As I have reflected on this story the question has gone through my mind: Where did John’s disciples go wrong? How did they get in a position where they were resenting Jesus’ actions? Just a few months before they witnessed John rejoicing at Jesus’ arrival. There was excitement that Jesus was the Messiah they had all been waiting for - for hundreds of years! Mark doesn’t tell us explicitly where John’s disciples went wrong, but their experience is a warning to us. It brings to mind the danger of following a person.
It has been a tendency throughout history to follow a person, a religious leader. Some have become followers of Moses, others of Mohammed, and still others Martin Luther. People say, “What they believed is what I believe.” Some of you may be familiar with the Apostles’ Creed. It’s a statement of beliefs that some claim to be straight from the 12 apostles. But to follow even the 12 apostles is to make a big mistake.
There was a group of Christians in the 1800’s who resisted the tendency to follow a person. They became a strong movement that is now known as the Seventh-day Adventist Church. The Seventh-day Adventist movement is a group of people who carry on the work of those who have gone before us instead of sitting on it. Ellen White and the other Adventist pioneers built on the truth that the Reformers had taught. And by God’s grace the Seventh-day Adventist Church will continue to build upon the truth that the Adventist pioneers taught. They will continue to carry on the work of those who have gone before us.

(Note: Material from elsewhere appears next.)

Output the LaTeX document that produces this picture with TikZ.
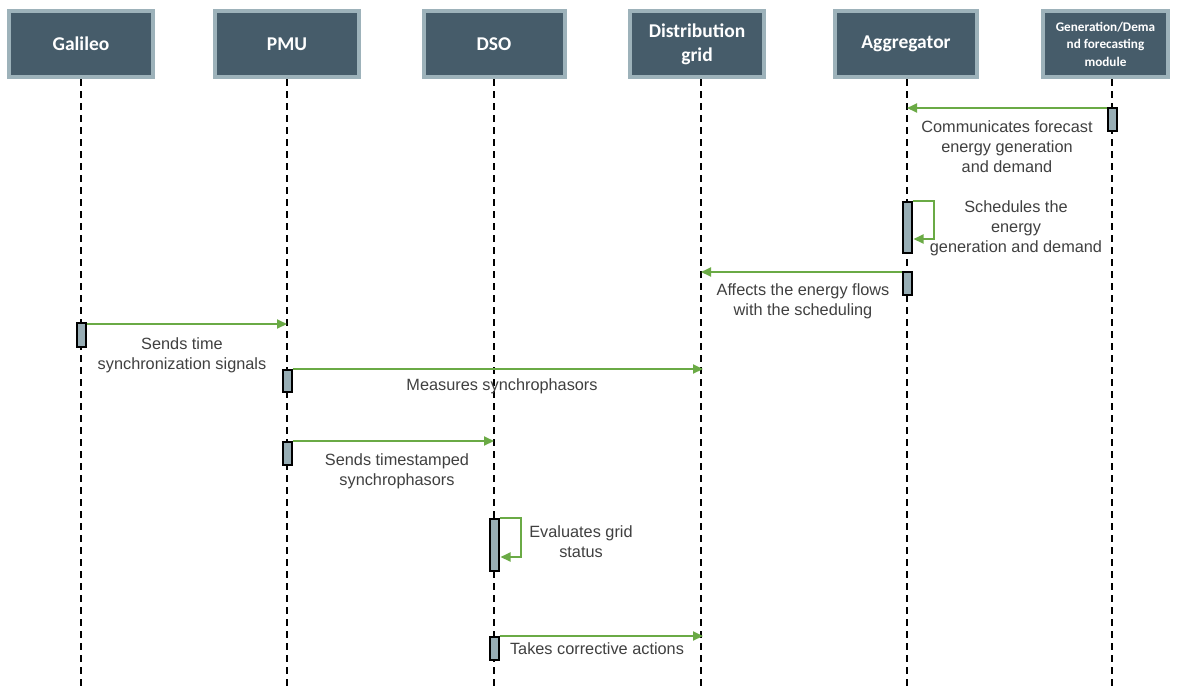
\documentclass[tikz,border=0pt]{standalone}
\usepackage{fontspec}
\setmainfont{Liberation Sans}
\newfontfamily\hdrfont{Carlito}
\usetikzlibrary{arrows.meta}
\definecolor{hdrfill}{HTML}{465C6A}
\definecolor{hdrline}{HTML}{9DB2BA}
\definecolor{actfill}{HTML}{97ADB4}
\definecolor{msgcol}{HTML}{6AAA45}
\definecolor{txtcol}{HTML}{404040}
\begin{document}
\begin{tikzpicture}[x=1pt,y=-1pt,
  hbox/.style={draw=hdrline, line width=4pt, fill=hdrfill, text=white,
    font=\hdrfont\bfseries\fontsize{19.5}{24}\selectfont, minimum height=66pt,
    align=center, inner sep=0pt},
  life/.style={draw=black, line width=2pt, dash pattern=on 7pt off 5pt},
  act/.style={draw=black, line width=2pt, fill=actfill, minimum width=9pt, inner sep=0pt},
  msgarrow/.style={draw=msgcol, line width=2pt, -{Triangle[length=10pt,width=9pt]}},
  lbl/.style={text=txtcol, font=\fontsize{16.3}{20}\selectfont, align=center, inner sep=0pt}]
\useasboundingbox[fill=white] (0,0) rectangle (1178,686);

% header boxes
\node[hbox, minimum width=144pt] (gal) at (81,44) {Galileo};
\node[hbox, minimum width=144pt] (pmu) at (287,44) {PMU};
\node[hbox, minimum width=141pt] (dso) at (494,44) {DSO};
\node[hbox, minimum width=134pt] (grid) at (697,44) {Distribution\\grid};
\node[hbox, minimum width=142pt] (agg) at (906,44) {Aggregator};
\node[hbox, minimum width=125pt, font=\hdrfont\bfseries\fontsize{13.2}{17.5}\selectfont] (gen) at (1105.5,44) {Generation/Dema\\nd forecasting\\module};

% lifelines
\coordinate (Lgal) at (81,79);   \coordinate (Egal) at (81,686);
\coordinate (Lpmu) at (287,79);  \coordinate (Epmu) at (287,686);
\coordinate (Ldso) at (494,79);  \coordinate (Edso) at (494,686);
\coordinate (Lgrid) at (701,79); \coordinate (Egrid) at (701,686);
\coordinate (Lagg) at (907,79);  \coordinate (Eagg) at (907,686);
\coordinate (Lgen) at (1112,79); \coordinate (Egen) at (1112,686);
\foreach \n in {gal,pmu,dso,grid,agg,gen} \draw[life] (L\n) -- (E\n);

% activation boxes
\node[act, minimum height=23pt] (a1) at (1112,119.5) {};
\node[act, minimum height=51pt] (a2) at (907,227.5) {};
\node[act, minimum height=23pt] (a3) at (907,283.5) {};
\node[act, minimum height=24pt] (a4) at (81,335) {};
\node[act, minimum height=22pt] (a5) at (287,381) {};
\node[act, minimum height=23pt] (a6) at (287,453.5) {};
\node[act, minimum height=52pt] (a7) at (494,545) {};
\node[act, minimum height=23pt] (a8) at (494,648.5) {};

% messages
\draw[msgarrow] ([yshift=-1pt]a1.north west) -- ([yshift=-1pt]a1.north west -| Lagg);
\node[lbl] (t1) at (1007,147) {Communicates forecast\\energy generation\\and demand};

\draw[msgarrow] (a2.north east) -- ++(21,0) -- ++(0,38) -- ++(-20,0);
\node[lbl] (t2) at (1016,228) {Schedules the\\energy\\generation and demand};

\draw[msgarrow] ([yshift=-1pt]a3.north west) -- ([yshift=-1pt]a3.north west -| Lgrid);
\node[lbl] (t3) at (803,301) {Affects the energy flows\\with the scheduling};

\draw[msgarrow] ([yshift=-2pt]a4.north east) -- ([yshift=-2pt]a4.north east -| Lpmu);
\node[lbl] (t4) at (182,355) {Sends time\\synchronization signals};

\draw[msgarrow] (a5.north east) -- ([xshift=2pt]a5.north east -| Lgrid);
\node[lbl] (t5) at (502,386) {Measures synchrophasors};

\draw[msgarrow] (a6.north east) -- (a6.north east -| Ldso);
\node[lbl] (t6) at (397,471) {Sends timestamped\\synchrophasors};

\draw[msgarrow] (a7.north east) -- ++(21,0) -- ++(0,39) -- ++(-20,0);
\node[lbl] (t7) at (581,542) {Evaluates grid\\status};

\draw[msgarrow] (a8.north east) -- ([xshift=2pt]a8.north east -| Lgrid);
\node[lbl] (t8) at (597,649) {Takes corrective actions};
\end{tikzpicture}
\end{document}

There has been and always will be only two groups. Those who follow Jesus Christ, and those who follow something or someone else. God is looking today for people who resist the tendency to follow a person. He is looking for those who will resist the tendency to follow a set statement of beliefs. God is looking for people who will follow Jesus Christ. There is no higher position than to be a follower of Jesus Christ. You can’t get any higher than that. Jesus is the Way, the Truth, and the Life. All who follow Him will never go wrong.